I adored my Grandmother Stephens-Fitzsimons.
My first memories with her were at The Pike, an amusement park in Long Beach, California. We’d get on the bus and head down to the ocean for a day of fun rides, a picnic on the beach, and for me, enjoyable moments lollygagging along the avenues while admiring the thousands of off-duty sailors that flocked to the beach and amusement park rides. I adored those sailors and decided that I’d be one someday. I wore my sailor outfit every time we went to the Pike.
A couple years later, when in first and second grade, I looked forward to arriving home after school, mostly because a delicious aroma would greet me when I burst through the door. Grandma made homemade breads and a yummy three-day roll; each radiated scents that would sell for a fortune if you could bottle and market them. I never knew for sure why they were called three-day rolls, but I thought it was probably because it took three days to make them. I know one thing for sure.
After they were made, it never took three days for them to disappear. I could search every kitchen nook, cranny, and cupboard, but couldn’t find hide nor hair of one after the day they left the oven.
Grandma wasn’t completely well during my youth. She had periodic heart spells that put her in bed for a day or two. She’d take digitalis pills, and those seemed to get her back on her feet pretty fast. She’d be lying in bed when all of a sudden we’d hear her declare, “I can get up now. I’m feeling better.” And up she’d get, ready to return to the kitchen or help one of her grandchildren with their homework or a project.
She knew how to wield a knitting, darning, or crocheting needle. She repaired worn-out socks, crocheted doilies for every table and chest in the house, and knitted mittens to keep our hands warm in winter.

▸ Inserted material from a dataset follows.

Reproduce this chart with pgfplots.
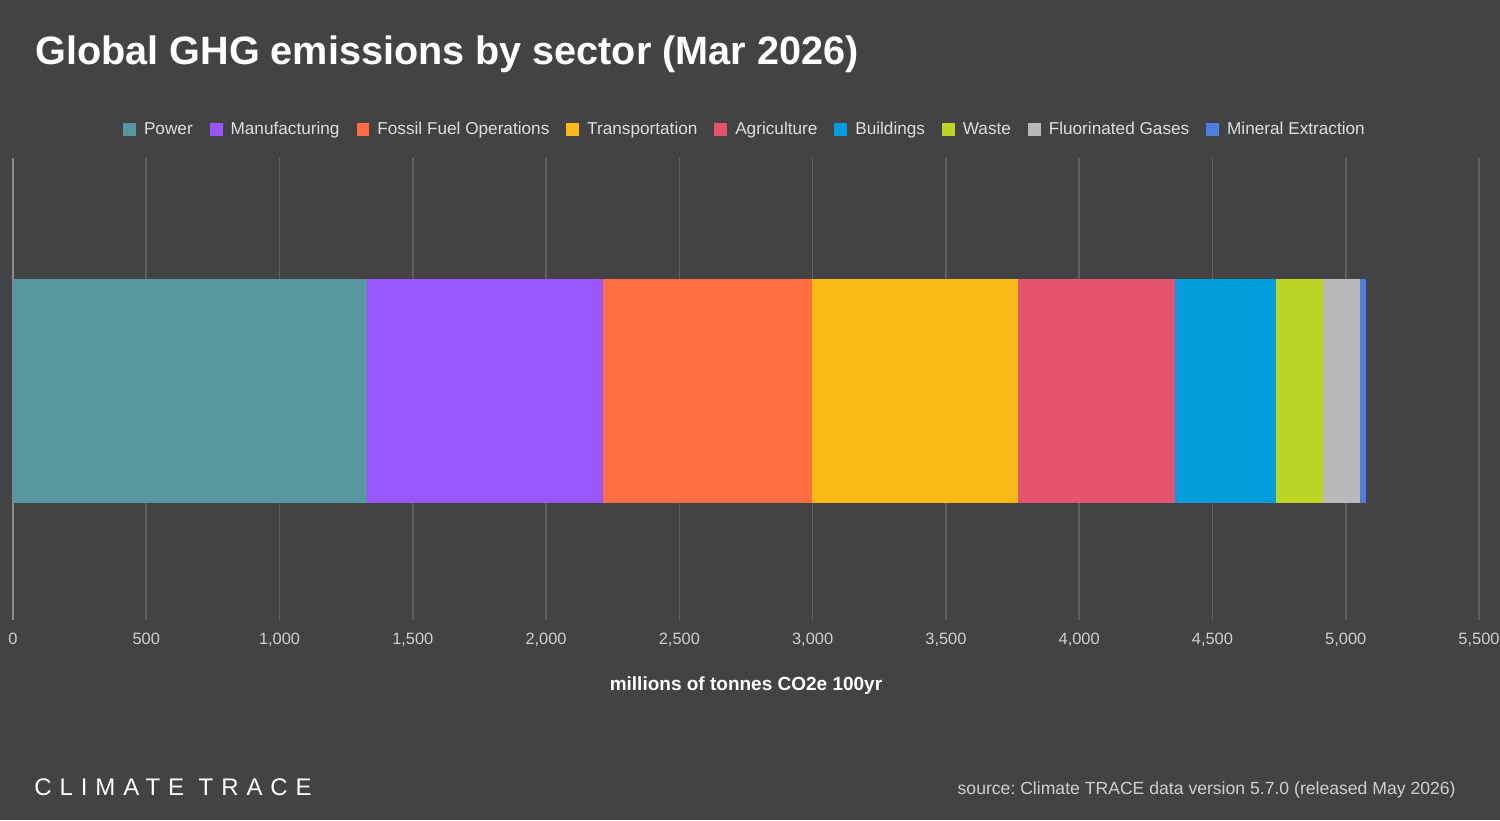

Grandma may, more than anyone, be responsible for my achieving a successful lifetime education. She became a country schoolteacher in Linden, Wisconsin, almost immediately after high school graduation. She graduated from high school, spent a week in teacher preparation, and then, only seventeen years old, she began teaching more than twenty students that fall. Some of the boys in her class were more than twenty years old.
She’d seen it all, so when I came along as a primary grade student, she knew exactly how to handle her sometimes belligerent grandson. I’d study diligently for a few minutes, get frustrated on a difficult problem, and throw the textbook down on the floor, while shouting, “I won’t do it anymore.”
Grandma wouldn’t scold me, but she’d reach down, pick the book off the floor, and hand it to me while saying, “I’m going to sit here until you finish these problems. And I expect you to finish them.”
I knew that she’d stay glued to that spot, even if it took all night long. I’m not sure if I kept working because I was afraid of the consequences or because I loved and respected Grandma so much. I’d never received a punishment of any kind from her, so it must have been love and respect. I worked until I was done with the assignment.
I remember her last day on earth. She was in a bed that had been placed in Aunt Anne Paull’s living room. She’d been in a coma for a few days, so family, knowing that her time was near, remained close. She awoke from the coma and said, “We all want to live as long as we can. Life is sweet.” And then she was gone.
I still miss Grandma, even seventy years later.